Start of Information supplied

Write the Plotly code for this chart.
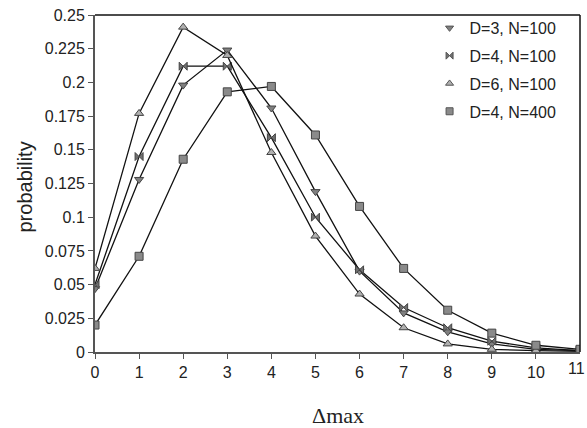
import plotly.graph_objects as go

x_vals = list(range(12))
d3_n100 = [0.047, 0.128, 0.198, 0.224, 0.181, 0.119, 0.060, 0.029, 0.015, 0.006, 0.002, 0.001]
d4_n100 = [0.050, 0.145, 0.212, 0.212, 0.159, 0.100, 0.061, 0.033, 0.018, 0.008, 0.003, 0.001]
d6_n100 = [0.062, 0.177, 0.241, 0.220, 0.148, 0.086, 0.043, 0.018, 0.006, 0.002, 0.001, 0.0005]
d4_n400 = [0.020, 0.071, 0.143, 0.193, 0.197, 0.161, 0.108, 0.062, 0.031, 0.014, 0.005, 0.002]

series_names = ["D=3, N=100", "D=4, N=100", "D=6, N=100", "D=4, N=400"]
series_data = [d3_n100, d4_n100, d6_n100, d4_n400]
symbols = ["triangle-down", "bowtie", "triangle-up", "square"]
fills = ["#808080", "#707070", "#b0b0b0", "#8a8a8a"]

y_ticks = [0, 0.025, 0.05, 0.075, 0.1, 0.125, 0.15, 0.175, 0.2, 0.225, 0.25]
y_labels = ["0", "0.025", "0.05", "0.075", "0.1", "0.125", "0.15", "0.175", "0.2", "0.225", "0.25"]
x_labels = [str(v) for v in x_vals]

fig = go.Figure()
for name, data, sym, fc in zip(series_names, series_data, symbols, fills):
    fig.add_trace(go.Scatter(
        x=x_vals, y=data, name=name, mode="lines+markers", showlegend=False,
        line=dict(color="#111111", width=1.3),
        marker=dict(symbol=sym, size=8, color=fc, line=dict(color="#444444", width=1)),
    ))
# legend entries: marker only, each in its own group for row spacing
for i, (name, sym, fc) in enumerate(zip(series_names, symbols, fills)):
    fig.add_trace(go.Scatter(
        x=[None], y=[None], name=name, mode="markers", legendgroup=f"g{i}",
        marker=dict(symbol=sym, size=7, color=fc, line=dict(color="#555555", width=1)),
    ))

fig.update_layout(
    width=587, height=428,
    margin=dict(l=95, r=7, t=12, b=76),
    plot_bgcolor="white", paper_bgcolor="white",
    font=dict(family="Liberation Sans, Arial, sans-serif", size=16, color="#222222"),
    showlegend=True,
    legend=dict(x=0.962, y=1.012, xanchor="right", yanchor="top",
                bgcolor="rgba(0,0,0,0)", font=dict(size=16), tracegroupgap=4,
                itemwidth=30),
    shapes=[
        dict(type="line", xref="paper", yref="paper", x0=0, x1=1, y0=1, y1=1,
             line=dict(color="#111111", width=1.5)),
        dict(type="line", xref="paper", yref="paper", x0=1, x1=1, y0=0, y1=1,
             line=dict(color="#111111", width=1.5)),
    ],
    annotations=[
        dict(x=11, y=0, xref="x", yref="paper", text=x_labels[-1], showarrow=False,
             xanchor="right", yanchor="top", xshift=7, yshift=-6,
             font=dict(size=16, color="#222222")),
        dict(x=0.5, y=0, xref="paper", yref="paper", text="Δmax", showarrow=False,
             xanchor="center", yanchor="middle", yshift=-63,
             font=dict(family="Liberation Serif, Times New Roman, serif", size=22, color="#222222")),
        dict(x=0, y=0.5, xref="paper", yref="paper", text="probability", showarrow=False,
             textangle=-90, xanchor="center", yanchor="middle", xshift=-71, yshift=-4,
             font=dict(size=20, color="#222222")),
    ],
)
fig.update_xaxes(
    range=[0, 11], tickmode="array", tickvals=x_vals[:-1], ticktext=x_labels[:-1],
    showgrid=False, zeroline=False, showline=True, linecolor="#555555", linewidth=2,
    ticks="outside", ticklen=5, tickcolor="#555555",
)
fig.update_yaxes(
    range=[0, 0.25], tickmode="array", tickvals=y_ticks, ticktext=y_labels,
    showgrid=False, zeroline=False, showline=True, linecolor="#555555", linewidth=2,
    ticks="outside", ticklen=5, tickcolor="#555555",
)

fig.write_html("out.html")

End of Information supplied

Pictures are to be left out; repeat all the remaining data exactly.

#### [Solution to this problem]
Write the Plotly code for this chart.
import plotly.graph_objects as go

x_vals = list(range(12))
d3_n100 = [0.047, 0.128, 0.198, 0.224, 0.181, 0.119, 0.060, 0.029, 0.015, 0.006, 0.002, 0.001]
d4_n100 = [0.050, 0.145, 0.212, 0.212, 0.159, 0.100, 0.061, 0.033, 0.018, 0.008, 0.003, 0.001]
d6_n100 = [0.062, 0.177, 0.241, 0.220, 0.148, 0.086, 0.043, 0.018, 0.006, 0.002, 0.001, 0.0005]
d4_n400 = [0.020, 0.071, 0.143, 0.193, 0.197, 0.161, 0.108, 0.062, 0.031, 0.014, 0.005, 0.002]

series_names = ["D=3, N=100", "D=4, N=100", "D=6, N=100", "D=4, N=400"]
series_data = [d3_n100, d4_n100, d6_n100, d4_n400]
symbols = ["triangle-down", "bowtie", "triangle-up", "square"]
fills = ["#808080", "#707070", "#b0b0b0", "#8a8a8a"]

y_ticks = [0, 0.025, 0.05, 0.075, 0.1, 0.125, 0.15, 0.175, 0.2, 0.225, 0.25]
y_labels = ["0", "0.025", "0.05", "0.075", "0.1", "0.125", "0.15", "0.175", "0.2", "0.225", "0.25"]
x_labels = [str(v) for v in x_vals]

fig = go.Figure()
for name, data, sym, fc in zip(series_names, series_data, symbols, fills):
    fig.add_trace(go.Scatter(
        x=x_vals, y=data, name=name, mode="lines+markers", showlegend=False,
        line=dict(color="#111111", width=1.3),
        marker=dict(symbol=sym, size=8, color=fc, line=dict(color="#444444", width=1)),
    ))
# legend entries: marker only, each in its own group for row spacing
for i, (name, sym, fc) in enumerate(zip(series_names, symbols, fills)):
    fig.add_trace(go.Scatter(
        x=[None], y=[None], name=name, mode="markers", legendgroup=f"g{i}",
        marker=dict(symbol=sym, size=7, color=fc, line=dict(color="#555555", width=1)),
    ))

fig.update_layout(
    width=587, height=428,
    margin=dict(l=95, r=7, t=12, b=76),
    plot_bgcolor="white", paper_bgcolor="white",
    font=dict(family="Liberation Sans, Arial, sans-serif", size=16, color="#222222"),
    showlegend=True,
    legend=dict(x=0.962, y=1.012, xanchor="right", yanchor="top",
                bgcolor="rgba(0,0,0,0)", font=dict(size=16), tracegroupgap=4,
                itemwidth=30),
    shapes=[
        dict(type="line", xref="paper", yref="paper", x0=0, x1=1, y0=1, y1=1,
             line=dict(color="#111111", width=1.5)),
        dict(type="line", xref="paper", yref="paper", x0=1, x1=1, y0=0, y1=1,
             line=dict(color="#111111", width=1.5)),
    ],
    annotations=[
        dict(x=11, y=0, xref="x", yref="paper", text=x_labels[-1], showarrow=False,
             xanchor="right", yanchor="top", xshift=7, yshift=-6,
             font=dict(size=16, color="#222222")),
        dict(x=0.5, y=0, xref="paper", yref="paper", text="Δmax", showarrow=False,
             xanchor="center", yanchor="middle", yshift=-63,
             font=dict(family="Liberation Serif, Times New Roman, serif", size=22, color="#222222")),
        dict(x=0, y=0.5, xref="paper", yref="paper", text="probability", showarrow=False,
             textangle=-90, xanchor="center", yanchor="middle", xshift=-71, yshift=-4,
             font=dict(size=20, color="#222222")),
    ],
)
fig.update_xaxes(
    range=[0, 11], tickmode="array", tickvals=x_vals[:-1], ticktext=x_labels[:-1],
    showgrid=False, zeroline=False, showline=True, linecolor="#555555", linewidth=2,
    ticks="outside", ticklen=5, tickcolor="#555555",
)
fig.update_yaxes(
    range=[0, 0.25], tickmode="array", tickvals=y_ticks, ticktext=y_labels,
    showgrid=False, zeroline=False, showline=True, linecolor="#555555", linewidth=2,
    ticks="outside", ticklen=5, tickcolor="#555555",
)

fig.write_html("out.html")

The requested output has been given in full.